Marnham shines in his reconstruction of Rivera’s European years, which is wanting in Wolfe’s book. The author guides the reader through the wild and dizzying world of bohemian Paris, which soared and ultimately crashed during the Great War. Here the reader meets Rivera’s friends and rivals: Apollinaire, Mondigliani, Picasso, Ehrenburg. Marnham also recounts the hedonistic activities of the period: orgies, binges of food and drink, and lengthy talks of art and the avant garde in restaurants, bars, and the dank, flea-infested studios of Montparnasse. Surprisingly, Rivera partakes but does not indulge. He remains, according to Marnham, the most “disciplined and continent” spirit of the bunch, who, despite two short affairs (one of which produces a child), preferred a largely monogamous life with his Russian-born wife, Angelina Beloff, a painter and his intellectual equal. Eventually, consumed by nostalgia and a growing dissatisfaction with his progress as an artist, Rivera tired of Europe and defected to Mexico in 1921, leaving Beloff, a daughter, and European modernism in the lurch.

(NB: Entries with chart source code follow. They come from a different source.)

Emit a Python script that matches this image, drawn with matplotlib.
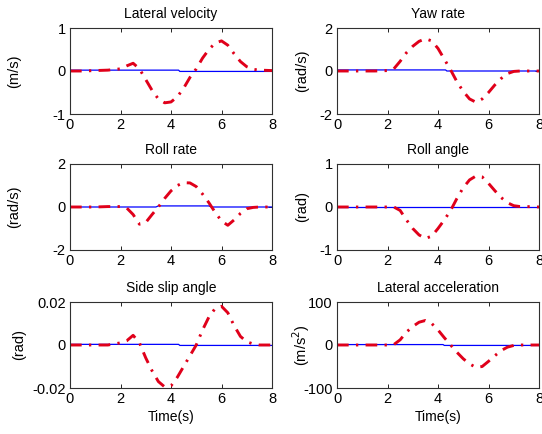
import matplotlib
matplotlib.use("Agg")
import matplotlib.pyplot as plt
import numpy as np

plt.rcParams['font.family'] = ['Liberation Sans', 'DejaVu Sans']

t = [0, 0.5, 1, 1.5, 2, 2.25, 2.5, 2.75, 3, 3.25, 3.5, 3.75, 4, 4.25, 4.5,
     4.75, 5, 5.25, 5.5, 5.75, 6, 6.25, 6.5, 6.75, 7, 7.25, 7.5, 8]

lat_vel = [0, 0, 0.01, 0.02, 0.05, 0.12, 0.18, 0.05, -0.2, -0.45, -0.65, -0.74,
           -0.72, -0.6, -0.4, -0.15, 0.05, 0.3, 0.5, 0.65, 0.7, 0.6, 0.4, 0.22,
           0.1, 0.04, 0.02, 0.01]
yaw_rate = [0, 0, 0, 0, 0.02, 0.1, 0.45, 0.85, 1.15, 1.38, 1.5, 1.4, 1.05, 0.55,
            0.05, -0.5, -0.95, -1.3, -1.45, -1.3, -1.0, -0.65, -0.35, -0.12,
            -0.02, 0, 0, 0]
roll_rate = [0, 0, 0, 0.02, 0.02, -0.05, -0.35, -0.8, -0.72, -0.35, 0.0, 0.4,
             0.75, 1.0, 1.13, 1.12, 0.95, 0.6, 0.2, -0.25, -0.65, -0.85, -0.6,
             -0.3, -0.08, -0.02, 0, 0]
roll_angle = [0, 0, 0, 0, 0, 0, -0.08, -0.3, -0.5, -0.65, -0.73, -0.68, -0.5,
              -0.3, -0.08, 0.2, 0.45, 0.63, 0.72, 0.7, 0.55, 0.38, 0.22, 0.1,
              0.03, 0.01, 0.01, 0]
side_slip = [0, 0, 0, 0, 0.001, 0.002, 0.0045, 0.001, -0.006, -0.012, -0.017,
             -0.0195, -0.019, -0.015, -0.01, -0.005, 0, 0.007, 0.013, 0.017,
             0.018, 0.015, 0.009, 0.004, 0.0015, 0.0005, 0, 0]
lat_acc = [0, 0, 0, 0, 0, 1, 12, 30, 43, 53, 57, 50, 35, 17, 0, -17, -32, -44,
           -52, -50, -38, -25, -13, -5, -1, 0, 0, 0]

t_lin = [0, 4.3, 4.35, 8]
lin_lat_vel = [0.02, 0.02, -0.01, -0.01]
lin_yaw = [0.05, 0.05, 0.0, 0.0]
t_lin_roll = [0, 3.4, 3.5, 5.5, 5.6, 8]
lin_roll_rate = [0.0, 0.0, 0.05, 0.05, 0.0, 0.0]
t_lin_flat = [0, 8]
lin_roll_angle = [0.0, 0.0]
lin_side_slip = [0.0003, 0.0003, -0.0002, -0.0002]
t_lin_acc = [0, 4.2, 4.25, 8]
lin_lat_acc = [1, 1, -1, -1]

titles = ["Lateral velocity", "Yaw rate", "Roll rate", "Roll angle",
          "Side slip angle", "Lateral acceleration"]
ylabels = ["(m/s)", "(rad/s)", "(rad/s)", "(rad)", "(rad)", "(m/s$^2$)"]
yticks = [[-1, 0, 1], [-2, 0, 2], [-2, 0, 2], [-1, 0, 1],
          [-0.02, 0, 0.02], [-100, 0, 100]]
yticklabels = [["-1", "0", "1"], ["-2", "0", "2"], ["-2", "0", "2"],
               ["-1", "0", "1"], ["-0.02", "0", "0.02"], ["-100", "0", "100"]]
xticks = [0, 2, 4, 6, 8]

reds = [lat_vel, yaw_rate, roll_rate, roll_angle, side_slip, lat_acc]
blues = [(t_lin, lin_lat_vel), (t_lin, lin_yaw), (t_lin_roll, lin_roll_rate),
         (t_lin_flat, lin_roll_angle), (t_lin, lin_side_slip),
         (t_lin_acc, lin_lat_acc)]

W, H = 542, 434
fig = plt.figure(figsize=(W / 100, H / 100), dpi=100)
lefts = [70, 337]
tops = [28, 164, 302]
aw, ah = 202, 86
label_x = [-0.24, -0.14, -0.24, -0.14, -0.215, -0.125]

for i in range(6):
    r, c = divmod(i, 2)
    ax = fig.add_axes([lefts[c] / W, 1 - (tops[r] + ah) / H, aw / W, ah / H])
    bt, bv = blues[i]
    ax.plot(bt, bv, color='#0000ff', lw=0.9)
    ax.plot(t, reds[i], color='#e0001a', lw=2.1, linestyle=(0, (4, 2.5, 0.8, 2.5)))
    ax.set_xlim(0, 8)
    ax.set_ylim(yticks[i][0], yticks[i][-1])
    ax.set_xticks(xticks)
    ax.set_xticklabels([str(v) for v in xticks])
    ax.set_yticks(yticks[i])
    ax.set_yticklabels(yticklabels[i])
    ax.tick_params(direction='in', top=True, right=True, labelsize=10.5,
                   length=3, width=0.6, pad=3)
    for s in ax.spines.values():
        s.set_linewidth(0.8)
        s.set_color('#303030')
    ax.set_title(titles[i], fontsize=10, pad=7)
    ax.set_ylabel(ylabels[i], fontsize=10.5)
    ax.yaxis.set_label_coords(label_x[i], 0.5)
    if r == 2:
        ax.set_xlabel("Time(s)", fontsize=10, labelpad=3)

fig.savefig("out.png", dpi=100)
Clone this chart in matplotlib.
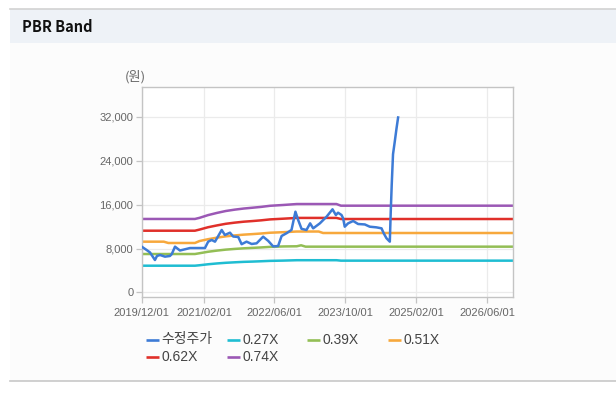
import matplotlib
matplotlib.use("Agg")
import matplotlib.pyplot as plt
from matplotlib.patches import Rectangle
import pandas as pd

# ---------------- data ----------------
price_dates = ['2019-12-01', '2020-01-04', '2020-01-27', '2020-03-01', '2020-03-15', '2020-04-05',
               '2020-05-09', '2020-06-12', '2020-06-25', '2020-07-17', '2020-08-20', '2020-09-23',
               '2020-10-28', '2021-02-08', '2021-03-02', '2021-03-26', '2021-04-18', '2021-06-03',
               '2021-06-25', '2021-07-30', '2021-08-21', '2021-09-25', '2021-10-18', '2021-11-21',
               '2021-12-26', '2022-01-29', '2022-03-15', '2022-04-19', '2022-05-23', '2022-06-26',
               '2022-07-20', '2022-08-23', '2022-09-26', '2022-10-23', '2022-11-11', '2022-12-04',
               '2023-01-07', '2023-02-01', '2023-02-22', '2023-04-09', '2023-05-25', '2023-07-05',
               '2023-07-28', '2023-08-12', '2023-09-05', '2023-09-16', '2023-09-27', '2023-10-20',
               '2023-11-24', '2023-12-28', '2024-02-12', '2024-03-17', '2024-05-02', '2024-06-06',
               '2024-06-21', '2024-07-10', '2024-08-02', '2024-08-08', '2024-08-15', '2024-08-24',
               '2024-09-05', '2024-09-17', '2024-09-28']
price_values = [8350, 7740, 7300, 5920, 6650, 6830,
                6530, 6650, 7010, 8350, 7650, 7870,
                8100, 8100, 9260, 9570, 9260, 11390,
                10480, 10900, 10200, 10110, 8800, 9260,
                8840, 8960, 10170, 9400, 8400, 8470,
                10300, 10800, 11400, 14720, 13200, 11600,
                11390, 12600, 11690, 12600, 13810, 15160,
                14120, 14540, 14120, 13510, 11990, 12600,
                13030, 12480, 12400, 11990, 11870, 11690,
                10790, 9880, 9260, 14430, 19590, 25200,
                27500, 29900, 31900]

band_dates = ['2019-12-01', '2020-05-01', '2020-06-01', '2020-12-01', '2021-01-01', '2021-03-01',
              '2021-05-01', '2021-07-01', '2021-09-01', '2021-11-01', '2022-01-01', '2022-03-01',
              '2022-05-01', '2022-08-01', '2022-11-01', '2022-12-01', '2023-01-01', '2023-04-01',
              '2023-05-01', '2023-08-01', '2023-09-01', '2026-12-31']
band_027 = [4880, 4880, 4880, 4880, 4960, 5140, 5290, 5410, 5500, 5580, 5630, 5690,
            5760, 5810, 5880, 5880, 5880, 5880, 5880, 5880, 5800, 5800]
band_039 = [7010, 7010, 7010, 7010, 7150, 7420, 7630, 7810, 7940, 8050, 8130, 8210,
            8310, 8390, 8420, 8600, 8350, 8350, 8350, 8350, 8350, 8350]
band_051 = [9260, 9260, 9020, 9020, 9370, 9710, 9990, 10230, 10400, 10540, 10640, 10750,
            10890, 10990, 11110, 11110, 11110, 11110, 10840, 10840, 10840, 10840]
band_062 = [11260, 11260, 11260, 11260, 11460, 11890, 12220, 12520, 12730, 12900, 13020, 13150,
            13320, 13450, 13590, 13590, 13590, 13590, 13590, 13590, 13390, 13390]
band_074 = [13400, 13400, 13400, 13400, 13600, 14100, 14500, 14850, 15100, 15300, 15450, 15600,
            15800, 15950, 16120, 16120, 16120, 16120, 16120, 16120, 15820, 15820]

series_labels = ['수정주가', '0.27X', '0.39X', '0.51X', '0.62X', '0.74X']
series_colors = ['#3d7bd6', '#1fbdd2', '#93be55', '#f7a83c', '#e0302a', '#9b58b5']

xtick_labels = ['2019/12/01', '2021/02/01', '2022/06/01', '2023/10/01', '2025/02/01', '2026/06/01']
ytick_values = [0, 8000, 16000, 24000, 32000]
y_unit = '(원)'
title = 'PBR Band'

# ---------------- figure ----------------
W, H = 616, 395
fig = plt.figure(figsize=(W / 100, H / 100), dpi=100)
fig.patch.set_facecolor('white')

def fx(px):
    return px / W

def fy(py):
    return 1 - py / H

# page decorations on a background axes (pixel coordinates, y downwards)
bg = fig.add_axes([0, 0, 1, 1], zorder=0)
bg.set_xlim(0, W)
bg.set_ylim(H, 0)
bg.axis('off')
bg.add_patch(Rectangle((10, 43), W - 10, 381 - 43, facecolor='#fcfcfc', edgecolor='none'))
bg.add_patch(Rectangle((10, 9), W - 10, 43.3 - 9, facecolor='#eef2f7', edgecolor='none'))
bg.plot([10, W], [8.5, 8.5], color='#d2d2d2', lw=1.2)
bg.plot([10, W], [381.3, 381.3], color='#c8c8c8', lw=1.2)
bg.text(21.5, 27, title, fontsize=10.5, fontweight='bold', color='#111111',
        family=['Noto Sans CJK KR', 'Liberation Sans'], va='center', ha='left')
bg.text(135, 76.5, y_unit, fontsize=9.5, color='#666666',
        family=['Noto Sans CJK KR', 'DejaVu Sans'], ha='center', va='center')

# manual legend (4 columns, row-major)
leg_cols = [145.7, 226.7, 307.3, 388.3]
leg_rows = [340.0, 357.3]
for i, (lab, col) in enumerate(zip(series_labels, series_colors)):
    r, c = divmod(i, 4)
    x0 = leg_cols[c]
    y0 = leg_rows[r]
    bg.plot([x0, x0 + 13], [y0, y0], color=col, lw=1.9, solid_capstyle='butt')
    bg.text(x0 + 15.5, y0 - 0.5, lab, fontsize=10, color='#444444',
            family=['Liberation Sans', 'Noto Sans CJK KR'], ha='left', va='center')

# main axes
ax = fig.add_axes([fx(141.7), fy(297.3), fx(513.3) - fx(141.7), fy(87.3) - fy(297.3)], zorder=2)
ax.set_facecolor('white')

pd_price = pd.to_datetime(price_dates)
pd_band = pd.to_datetime(band_dates)
bands = [band_027, band_039, band_051, band_062, band_074]

for vals, col in zip(bands, series_colors[1:]):
    ax.plot(pd_band, vals, color=col, lw=1.8, zorder=2, solid_capstyle='butt')
ax.plot(pd_price, price_values, color=series_colors[0], lw=1.8, zorder=3,
        solid_joinstyle='round')

xticks = pd.to_datetime(xtick_labels, format='%Y/%m/%d')
ax.set_xlim(pd.Timestamp('2019-12-01'), pd.Timestamp('2026-11-29'))
ax.set_ylim(-880, 37400)
ax.set_xticks(xticks)
ax.set_xticklabels(xtick_labels)
ax.set_yticks(ytick_values)
ax.set_yticklabels([f'{v:,}' for v in ytick_values])

ax.grid(True, color='#ebebeb', lw=0.9, zorder=0)
ax.set_axisbelow(True)
for s in ax.spines.values():
    s.set_color('#c4c4c4')
    s.set_linewidth(1.0)
ax.tick_params(axis='both', colors='#c4c4c4', length=4, width=0.9,
               labelcolor='#666666', labelsize=8)
ax.tick_params(axis='x', pad=4)
ax.tick_params(axis='y', pad=2)
for lab in ax.get_xticklabels() + ax.get_yticklabels():
    lab.set_family(['Liberation Sans'])

fig.savefig('out.png', dpi=100, facecolor=fig.get_facecolor())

According to Marnham, Rivera’s return to Mexico did not automatically signal his coming of age. The catalyst came in the failure of his first mural, the Creation, which he painted in the National Preparatory School in 1923. Although remarkable, the mural taught Rivera a stern lesson: never paint the ideas of someone else, in this case the arcane classicism of José Vasconcelos, the minister of public education who single-handedly engendered the muralist movement in Revolutionary Mexico. Eventually, Rivera traveled south to México indígena—Tehuantepec and Yucatán—where he found his calling as a revolutionary and indigenista painter. Fortunately, neither Vasconcelos nor subsequent officials would stand in the way. The period between 1923 and 1933 was the most productive of Rivera’s life. Here, Marnham provides a creative and convincing analysis of Rivera’s murals in Mexico, California, and Detroit. He also describes how certain aspects of Rivera’s personal and political life manifest themselves in his art.
The only major flaw in Marnham’s book is that the reader never really gets to know Rivera, the man. We learn that Rivera was here, there, and everywhere, but we come away ever so mystified by him. In this sense, Wolfe remains unsurpassed. Perhaps Marnham should have followed lead of Hayden Herrera, the biographer of Frida Kahlo, who incorporated many rich excerpts from Kahlo’s memoirs and letters. We must remember that Rivera was the greatest of storytellers. Yet we are treated to none of his fables, but rather cautious paraphrasings of them. Marnham’s reluctance to imbibe in Rivera’s words reflects an uneasiness with Rivera’s autobiography, which the author described as “flawed.” But how can Rivera’s autobiography be flawed? Rivera was ever the prankster who delighted at concocting plausible ruses meant to tease, irk, and shock his victims. Although Wolfe may have been carried away by Rivera’s fables, Marnham may have sacrificed too much for the sake of objectivity.
There are a couple of minor lapses. Marnham refers to the royal family of nineteenth-century Spain as “Habsburgs.” They were Bourbons. Marnham also cites Angelina Beloff’s Memoirs, which appeared in 1986. Yet he fails to place this invaluable source in the “Select Bibliography” at the back of the book.
Despite these distractions and the author’s intriguing reluctance to revive Rivera’s personality through word, Marnham has painted us a picture of Diego Rivera’s world with broad strokes. The result is a fascinating and engaging work that will remain a fundamental text for anyone interested in this giant of twentieth-century art. Clearly, Marnham’s book will force readers to think long and hard about Rivera and his work. In doing so they will never again look at a Rivera mural the same way.